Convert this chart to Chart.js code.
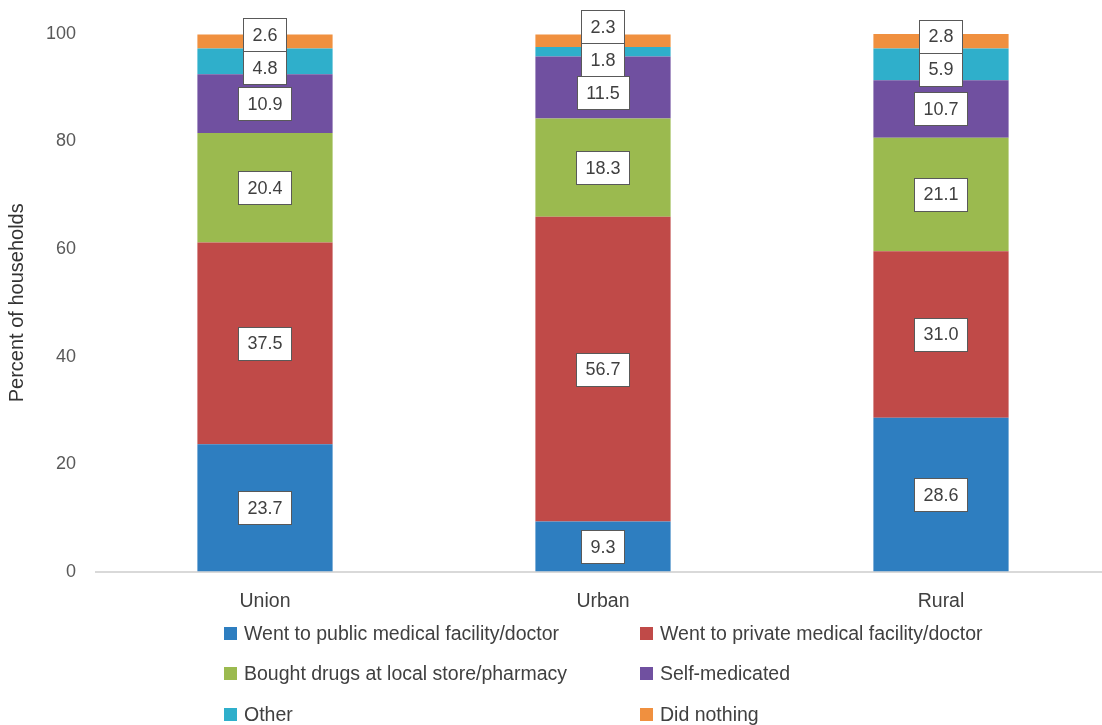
<!DOCTYPE html>
<html>
<head>
<meta charset="utf-8">
<script src="https://cdn.jsdelivr.net/npm/chart.js@4.4.1/dist/chart.umd.min.js"></script>
<style>
  html, body { margin: 0; padding: 0; background: #fff; }
  #wrap { position: relative; width: 1102px; height: 725px; overflow: hidden; }
  #chart { position: absolute; left: 0; top: 0; }
  #legend { position: absolute; left: 0; top: 0; width: 1102px; height: 725px; pointer-events: none;
    font-family: "Liberation Sans", Arial, sans-serif; font-size: 19.5px; color: #404040; }
  .item { position: absolute; display: flex; align-items: center; white-space: nowrap; }
  .item .box { width: 13px; height: 13px; margin-right: 7px; }
</style>
</head>
<body>
<div id="wrap">
  <!-- canvas is a little wider than the window: the plot runs off the right edge like the source -->
  <canvas id="chart" width="1110" height="725"></canvas>
  <div id="legend"></div>
</div>
<script>
const FONT = "'Liberation Sans', Arial, sans-serif";

const categories = ["Union", "Urban", "Rural"];
const seriesNames = [
  "Went to public medical facility/doctor",
  "Went to private medical facility/doctor",
  "Bought drugs at local store/pharmacy",
  "Self-medicated",
  "Other",
  "Did nothing"
];
const publicFacility = [23.7, 9.3, 28.6];
const privateFacility = [37.5, 56.7, 31.0];
const boughtDrugs = [20.4, 18.3, 21.1];
const selfMedicated = [10.9, 11.5, 10.7];
const other = [4.8, 1.8, 5.9];
const didNothing = [2.6, 2.3, 2.8];
const yTicks = [0, 20, 40, 60, 80, 100];

const colors = ["#2E7EC0", "#C04A48", "#9BBA4F", "#7050A0", "#2FAFCB", "#F0903F"];
const seriesValues = [publicFacility, privateFacility, boughtDrugs, selfMedicated, other, didNothing];

// boxed value labels, nudged apart when small segments overlap
const boxLabels = {
  id: "boxLabels",
  afterDatasetsDraw(chart) {
    const ctx = chart.ctx;
    ctx.save();
    ctx.font = "18px " + FONT;
    ctx.textAlign = "center";
    ctx.textBaseline = "middle";
    const h = 33;
    categories.forEach((c, i) => {
      const labels = [];
      chart.data.datasets.forEach((ds, d) => {
        const el = chart.getDatasetMeta(d).data[i];
        if (!el) return;
        const text = Number(ds.data[i]).toFixed(1);
        labels.push({ x: el.x, y: (el.y + el.base) / 2, text, w: ctx.measureText(text).width + 18 });
      });
      labels.sort((a, b) => a.y - b.y);
      for (let k = 0; k < 60; k++) {
        for (let j = 0; j < labels.length - 1; j++) {
          const a = labels[j], b = labels[j + 1];
          const over = h - (b.y - a.y);
          if (over > 0) { a.y -= over / 2; b.y += over / 2; }
        }
      }
      labels.forEach((l) => {
        const x0 = Math.round(l.x - l.w / 2) + 0.5;
        const y0 = Math.round(l.y - h / 2) + 0.5;
        ctx.fillStyle = "#fff";
        ctx.fillRect(x0, y0, Math.round(l.w), h);
        ctx.strokeStyle = "#595959";
        ctx.lineWidth = 1;
        ctx.strokeRect(x0, y0, Math.round(l.w), h);
        ctx.fillStyle = "#404040";
        ctx.fillText(l.text, l.x, l.y + 1);
      });
    });
    ctx.restore();
  }
};

new Chart(document.getElementById("chart"), {
  type: "bar",
  data: {
    labels: categories,
    datasets: seriesNames.map((name, i) => ({
      label: name,
      data: seriesValues[i],
      backgroundColor: colors[i],
      borderWidth: 0,
      barPercentage: 0.4,
      categoryPercentage: 1
    }))
  },
  options: {
    responsive: false,
    animation: false,
    layout: { padding: { top: 34, right: 0, bottom: 94, left: 0 } },
    plugins: { legend: { display: false }, tooltip: { enabled: false } },
    scales: {
      x: {
        stacked: true,
        grid: { display: false, drawTicks: false },
        border: { display: true, color: "#D9D9D9", width: 2 },
        ticks: { color: "#404040", font: { family: FONT, size: 19.5 }, padding: 18 }
      },
      y: {
        stacked: true,
        min: 0,
        max: 100,
        afterBuildTicks: (scale) => { scale.ticks = yTicks.map((v) => ({ value: v })); },
        afterFit: (scale) => { scale.width = 96; },
        grid: { display: false, drawTicks: false },
        border: { display: false },
        ticks: { color: "#595959", font: { family: FONT, size: 18 }, padding: 20 },
        title: {
          display: true,
          text: "Percent of households",
          color: "#333",
          font: { family: FONT, size: 20 },
          padding: { top: 5, bottom: 0 }
        }
      }
    }
  },
  plugins: [boxLabels]
});

// two-column legend below the plot
const legendPos = [[224, 633], [640, 633], [224, 673], [640, 673], [224, 714], [640, 714]];
const legend = document.getElementById("legend");
seriesNames.forEach((name, i) => {
  const item = document.createElement("div");
  item.className = "item";
  item.style.left = legendPos[i][0] + "px";
  item.style.top = (legendPos[i][1] - 11) + "px";
  item.style.height = "22px";
  item.innerHTML = `<span class="box" style="background:${colors[i]}"></span><span>${name}</span>`;
  legend.appendChild(item);
});
</script>
</body>
</html>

* **Exercise objective**: Return, unchanged, the lines from the first line of the material through the line that holds "selfMedicated, other, didNothing];", inclusive, omitting pictures.

* **Full response**:
Convert this chart to Chart.js code.
<!DOCTYPE html>
<html>
<head>
<meta charset="utf-8">
<script src="https://cdn.jsdelivr.net/npm/chart.js@4.4.1/dist/chart.umd.min.js"></script>
<style>
  html, body { margin: 0; padding: 0; background: #fff; }
  #wrap { position: relative; width: 1102px; height: 725px; overflow: hidden; }
  #chart { position: absolute; left: 0; top: 0; }
  #legend { position: absolute; left: 0; top: 0; width: 1102px; height: 725px; pointer-events: none;
    font-family: "Liberation Sans", Arial, sans-serif; font-size: 19.5px; color: #404040; }
  .item { position: absolute; display: flex; align-items: center; white-space: nowrap; }
  .item .box { width: 13px; height: 13px; margin-right: 7px; }
</style>
</head>
<body>
<div id="wrap">
  <!-- canvas is a little wider than the window: the plot runs off the right edge like the source -->
  <canvas id="chart" width="1110" height="725"></canvas>
  <div id="legend"></div>
</div>
<script>
const FONT = "'Liberation Sans', Arial, sans-serif";

const categories = ["Union", "Urban", "Rural"];
const seriesNames = [
  "Went to public medical facility/doctor",
  "Went to private medical facility/doctor",
  "Bought drugs at local store/pharmacy",
  "Self-medicated",
  "Other",
  "Did nothing"
];
const publicFacility = [23.7, 9.3, 28.6];
const privateFacility = [37.5, 56.7, 31.0];
const boughtDrugs = [20.4, 18.3, 21.1];
const selfMedicated = [10.9, 11.5, 10.7];
const other = [4.8, 1.8, 5.9];
const didNothing = [2.6, 2.3, 2.8];
const yTicks = [0, 20, 40, 60, 80, 100];

const colors = ["#2E7EC0", "#C04A48", "#9BBA4F", "#7050A0", "#2FAFCB", "#F0903F"];
const seriesValues = [publicFacility, privateFacility, boughtDrugs, selfMedicated, other, didNothing];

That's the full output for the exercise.